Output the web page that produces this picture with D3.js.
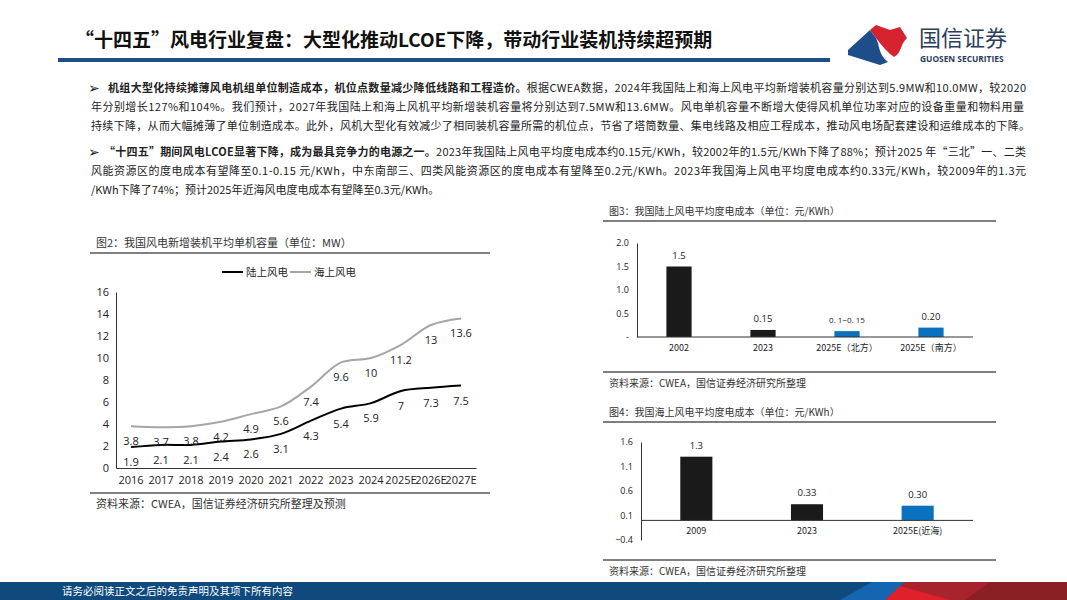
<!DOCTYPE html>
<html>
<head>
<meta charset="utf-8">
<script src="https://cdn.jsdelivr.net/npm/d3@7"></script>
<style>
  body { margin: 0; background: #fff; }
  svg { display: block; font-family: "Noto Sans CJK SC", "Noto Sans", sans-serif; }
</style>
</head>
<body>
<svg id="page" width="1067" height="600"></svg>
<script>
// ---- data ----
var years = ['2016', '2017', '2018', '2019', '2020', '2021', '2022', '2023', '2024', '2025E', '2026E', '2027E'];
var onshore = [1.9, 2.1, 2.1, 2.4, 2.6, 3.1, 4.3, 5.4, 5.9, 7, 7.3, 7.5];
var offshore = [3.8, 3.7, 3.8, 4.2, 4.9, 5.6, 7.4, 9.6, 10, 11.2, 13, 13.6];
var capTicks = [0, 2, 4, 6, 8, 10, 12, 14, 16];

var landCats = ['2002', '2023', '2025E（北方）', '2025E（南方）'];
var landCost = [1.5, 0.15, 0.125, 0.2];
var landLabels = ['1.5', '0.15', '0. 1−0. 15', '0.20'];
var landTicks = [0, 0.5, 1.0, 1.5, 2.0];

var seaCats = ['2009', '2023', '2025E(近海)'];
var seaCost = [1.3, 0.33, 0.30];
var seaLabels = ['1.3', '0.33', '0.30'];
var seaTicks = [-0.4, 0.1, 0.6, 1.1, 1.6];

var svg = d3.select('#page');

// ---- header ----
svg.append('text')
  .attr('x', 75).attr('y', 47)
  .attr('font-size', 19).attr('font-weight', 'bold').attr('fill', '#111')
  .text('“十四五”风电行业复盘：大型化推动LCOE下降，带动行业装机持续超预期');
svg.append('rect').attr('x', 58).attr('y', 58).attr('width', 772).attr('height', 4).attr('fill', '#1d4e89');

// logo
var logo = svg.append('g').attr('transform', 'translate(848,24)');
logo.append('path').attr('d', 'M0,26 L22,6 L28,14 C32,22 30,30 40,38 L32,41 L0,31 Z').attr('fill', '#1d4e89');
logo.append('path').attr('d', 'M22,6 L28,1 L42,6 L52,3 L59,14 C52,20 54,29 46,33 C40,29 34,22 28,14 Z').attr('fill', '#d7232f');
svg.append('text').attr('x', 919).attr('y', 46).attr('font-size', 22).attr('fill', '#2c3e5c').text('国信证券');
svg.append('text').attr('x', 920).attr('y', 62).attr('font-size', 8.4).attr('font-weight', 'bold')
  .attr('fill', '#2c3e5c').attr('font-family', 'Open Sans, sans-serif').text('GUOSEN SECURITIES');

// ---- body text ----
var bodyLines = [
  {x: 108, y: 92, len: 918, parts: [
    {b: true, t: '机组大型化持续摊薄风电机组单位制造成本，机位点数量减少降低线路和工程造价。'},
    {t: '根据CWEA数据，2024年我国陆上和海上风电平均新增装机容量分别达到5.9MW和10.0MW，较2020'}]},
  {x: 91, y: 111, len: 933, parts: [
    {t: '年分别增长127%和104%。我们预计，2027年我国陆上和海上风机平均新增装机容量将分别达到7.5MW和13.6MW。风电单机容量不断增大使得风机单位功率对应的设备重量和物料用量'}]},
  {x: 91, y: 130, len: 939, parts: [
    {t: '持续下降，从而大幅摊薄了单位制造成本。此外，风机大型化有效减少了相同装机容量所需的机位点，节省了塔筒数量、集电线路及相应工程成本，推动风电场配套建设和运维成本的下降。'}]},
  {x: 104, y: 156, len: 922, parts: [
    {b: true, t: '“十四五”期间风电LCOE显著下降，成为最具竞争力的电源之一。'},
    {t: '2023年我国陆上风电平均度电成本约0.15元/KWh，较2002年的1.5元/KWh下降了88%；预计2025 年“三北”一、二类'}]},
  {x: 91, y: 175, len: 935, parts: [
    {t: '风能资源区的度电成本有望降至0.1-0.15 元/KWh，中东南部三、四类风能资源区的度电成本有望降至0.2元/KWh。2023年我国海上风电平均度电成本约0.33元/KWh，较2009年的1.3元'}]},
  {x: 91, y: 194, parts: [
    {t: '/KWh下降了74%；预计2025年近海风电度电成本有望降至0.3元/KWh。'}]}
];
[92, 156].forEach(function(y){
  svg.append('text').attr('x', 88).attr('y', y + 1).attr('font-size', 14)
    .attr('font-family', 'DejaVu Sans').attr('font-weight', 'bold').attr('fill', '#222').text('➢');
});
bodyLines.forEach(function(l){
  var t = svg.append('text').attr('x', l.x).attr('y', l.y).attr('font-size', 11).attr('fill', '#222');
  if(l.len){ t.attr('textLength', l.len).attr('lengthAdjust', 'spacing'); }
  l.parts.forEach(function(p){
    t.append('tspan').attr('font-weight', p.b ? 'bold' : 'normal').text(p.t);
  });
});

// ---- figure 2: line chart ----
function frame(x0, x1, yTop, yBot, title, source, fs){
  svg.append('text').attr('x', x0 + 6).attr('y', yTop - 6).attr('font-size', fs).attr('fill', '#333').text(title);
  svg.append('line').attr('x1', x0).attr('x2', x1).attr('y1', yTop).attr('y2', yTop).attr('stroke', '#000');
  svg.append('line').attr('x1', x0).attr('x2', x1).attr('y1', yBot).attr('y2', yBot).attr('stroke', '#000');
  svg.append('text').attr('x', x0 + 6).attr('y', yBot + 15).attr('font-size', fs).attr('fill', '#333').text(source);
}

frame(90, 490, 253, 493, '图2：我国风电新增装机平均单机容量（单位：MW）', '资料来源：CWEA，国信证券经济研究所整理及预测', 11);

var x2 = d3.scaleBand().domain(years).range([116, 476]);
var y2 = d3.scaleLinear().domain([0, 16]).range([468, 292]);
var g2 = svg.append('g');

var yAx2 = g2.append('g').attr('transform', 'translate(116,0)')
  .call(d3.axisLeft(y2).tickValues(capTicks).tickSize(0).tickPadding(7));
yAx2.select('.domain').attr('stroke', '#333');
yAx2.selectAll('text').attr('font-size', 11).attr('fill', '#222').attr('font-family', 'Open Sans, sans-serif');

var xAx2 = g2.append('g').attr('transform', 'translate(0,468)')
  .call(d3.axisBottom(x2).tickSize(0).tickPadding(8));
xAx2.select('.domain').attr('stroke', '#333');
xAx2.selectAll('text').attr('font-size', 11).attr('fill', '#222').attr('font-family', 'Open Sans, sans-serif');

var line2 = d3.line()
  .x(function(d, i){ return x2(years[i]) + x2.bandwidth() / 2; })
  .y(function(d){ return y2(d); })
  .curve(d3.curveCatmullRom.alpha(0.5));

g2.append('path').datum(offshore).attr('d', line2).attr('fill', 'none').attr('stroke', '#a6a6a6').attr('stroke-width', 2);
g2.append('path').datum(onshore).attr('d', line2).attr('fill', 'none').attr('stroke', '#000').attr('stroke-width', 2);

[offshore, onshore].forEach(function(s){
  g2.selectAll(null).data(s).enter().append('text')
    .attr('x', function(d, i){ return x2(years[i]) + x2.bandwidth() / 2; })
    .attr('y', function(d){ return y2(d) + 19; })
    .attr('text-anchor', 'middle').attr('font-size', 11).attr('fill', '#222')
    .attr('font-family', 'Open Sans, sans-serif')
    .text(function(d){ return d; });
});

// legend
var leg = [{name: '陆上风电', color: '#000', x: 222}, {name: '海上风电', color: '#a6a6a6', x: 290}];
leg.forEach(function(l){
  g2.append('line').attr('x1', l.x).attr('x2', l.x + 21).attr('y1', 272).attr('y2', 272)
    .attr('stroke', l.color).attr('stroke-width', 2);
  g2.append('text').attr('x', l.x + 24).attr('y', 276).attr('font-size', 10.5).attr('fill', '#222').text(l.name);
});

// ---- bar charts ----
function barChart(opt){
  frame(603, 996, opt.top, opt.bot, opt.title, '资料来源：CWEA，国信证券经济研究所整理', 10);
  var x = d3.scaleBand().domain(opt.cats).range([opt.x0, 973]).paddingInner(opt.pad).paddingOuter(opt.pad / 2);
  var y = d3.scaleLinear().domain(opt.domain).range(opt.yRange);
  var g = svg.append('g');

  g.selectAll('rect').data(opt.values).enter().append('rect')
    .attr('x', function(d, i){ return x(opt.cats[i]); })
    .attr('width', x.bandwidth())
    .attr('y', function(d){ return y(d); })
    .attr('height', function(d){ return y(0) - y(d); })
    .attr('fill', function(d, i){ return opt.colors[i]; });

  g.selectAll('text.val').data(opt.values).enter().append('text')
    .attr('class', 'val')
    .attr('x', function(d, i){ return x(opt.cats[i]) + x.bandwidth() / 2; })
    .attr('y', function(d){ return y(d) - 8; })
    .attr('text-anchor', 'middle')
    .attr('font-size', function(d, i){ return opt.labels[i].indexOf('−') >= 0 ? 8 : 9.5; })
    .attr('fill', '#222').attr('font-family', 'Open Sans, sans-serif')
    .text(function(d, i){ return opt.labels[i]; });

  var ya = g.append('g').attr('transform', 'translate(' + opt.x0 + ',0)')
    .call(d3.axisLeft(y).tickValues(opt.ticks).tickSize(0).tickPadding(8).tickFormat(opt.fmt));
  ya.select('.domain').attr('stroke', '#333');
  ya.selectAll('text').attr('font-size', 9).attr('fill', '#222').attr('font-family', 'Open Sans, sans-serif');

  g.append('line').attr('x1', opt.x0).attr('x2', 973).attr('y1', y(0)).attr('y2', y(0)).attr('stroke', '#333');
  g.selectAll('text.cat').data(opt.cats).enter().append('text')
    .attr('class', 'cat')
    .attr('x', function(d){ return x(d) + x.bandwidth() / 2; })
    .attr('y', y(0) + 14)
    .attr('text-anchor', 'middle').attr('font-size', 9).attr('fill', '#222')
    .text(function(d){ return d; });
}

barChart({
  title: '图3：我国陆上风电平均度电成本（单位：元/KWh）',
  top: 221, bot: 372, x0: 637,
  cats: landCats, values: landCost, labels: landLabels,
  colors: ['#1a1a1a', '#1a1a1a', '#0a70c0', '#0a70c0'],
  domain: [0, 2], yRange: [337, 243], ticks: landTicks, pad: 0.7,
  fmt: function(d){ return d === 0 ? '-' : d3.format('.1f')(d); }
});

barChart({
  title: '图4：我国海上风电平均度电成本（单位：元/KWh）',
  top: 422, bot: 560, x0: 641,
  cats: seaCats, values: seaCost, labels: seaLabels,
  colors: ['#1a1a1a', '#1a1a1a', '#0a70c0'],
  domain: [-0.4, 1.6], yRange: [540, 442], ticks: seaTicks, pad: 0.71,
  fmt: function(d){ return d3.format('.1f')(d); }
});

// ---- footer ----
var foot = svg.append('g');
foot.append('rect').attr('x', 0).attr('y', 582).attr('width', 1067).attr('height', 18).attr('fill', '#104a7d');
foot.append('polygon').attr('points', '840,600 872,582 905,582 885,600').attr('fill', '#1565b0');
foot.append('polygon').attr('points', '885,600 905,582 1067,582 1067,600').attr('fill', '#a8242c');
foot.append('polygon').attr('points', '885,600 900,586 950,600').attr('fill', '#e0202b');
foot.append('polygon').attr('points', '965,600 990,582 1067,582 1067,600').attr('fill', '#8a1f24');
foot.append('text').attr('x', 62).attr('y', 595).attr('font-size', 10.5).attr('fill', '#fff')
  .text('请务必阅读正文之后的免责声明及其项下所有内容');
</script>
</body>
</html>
----
- [The task]:
Could the lines from the top of the material through the line with "Sans, sans-serif').text('GUOSEN SECURITIES');" be repeated exactly, pictures left out?

- [Result for this task]:
Output the web page that produces this picture with D3.js.
<!DOCTYPE html>
<html>
<head>
<meta charset="utf-8">
<script src="https://cdn.jsdelivr.net/npm/d3@7"></script>
<style>
  body { margin: 0; background: #fff; }
  svg { display: block; font-family: "Noto Sans CJK SC", "Noto Sans", sans-serif; }
</style>
</head>
<body>
<svg id="page" width="1067" height="600"></svg>
<script>
// ---- data ----
var years = ['2016', '2017', '2018', '2019', '2020', '2021', '2022', '2023', '2024', '2025E', '2026E', '2027E'];
var onshore = [1.9, 2.1, 2.1, 2.4, 2.6, 3.1, 4.3, 5.4, 5.9, 7, 7.3, 7.5];
var offshore = [3.8, 3.7, 3.8, 4.2, 4.9, 5.6, 7.4, 9.6, 10, 11.2, 13, 13.6];
var capTicks = [0, 2, 4, 6, 8, 10, 12, 14, 16];

var landCats = ['2002', '2023', '2025E（北方）', '2025E（南方）'];
var landCost = [1.5, 0.15, 0.125, 0.2];
var landLabels = ['1.5', '0.15', '0. 1−0. 15', '0.20'];
var landTicks = [0, 0.5, 1.0, 1.5, 2.0];

var seaCats = ['2009', '2023', '2025E(近海)'];
var seaCost = [1.3, 0.33, 0.30];
var seaLabels = ['1.3', '0.33', '0.30'];
var seaTicks = [-0.4, 0.1, 0.6, 1.1, 1.6];

var svg = d3.select('#page');

// ---- header ----
svg.append('text')
  .attr('x', 75).attr('y', 47)
  .attr('font-size', 19).attr('font-weight', 'bold').attr('fill', '#111')
  .text('“十四五”风电行业复盘：大型化推动LCOE下降，带动行业装机持续超预期');
svg.append('rect').attr('x', 58).attr('y', 58).attr('width', 772).attr('height', 4).attr('fill', '#1d4e89');

// logo
var logo = svg.append('g').attr('transform', 'translate(848,24)');
logo.append('path').attr('d', 'M0,26 L22,6 L28,14 C32,22 30,30 40,38 L32,41 L0,31 Z').attr('fill', '#1d4e89');
logo.append('path').attr('d', 'M22,6 L28,1 L42,6 L52,3 L59,14 C52,20 54,29 46,33 C40,29 34,22 28,14 Z').attr('fill', '#d7232f');
svg.append('text').attr('x', 919).attr('y', 46).attr('font-size', 22).attr('fill', '#2c3e5c').text('国信证券');
svg.append('text').attr('x', 920).attr('y', 62).attr('font-size', 8.4).attr('font-weight', 'bold')
  .attr('fill', '#2c3e5c').attr('font-family', 'Open Sans, sans-serif').text('GUOSEN SECURITIES');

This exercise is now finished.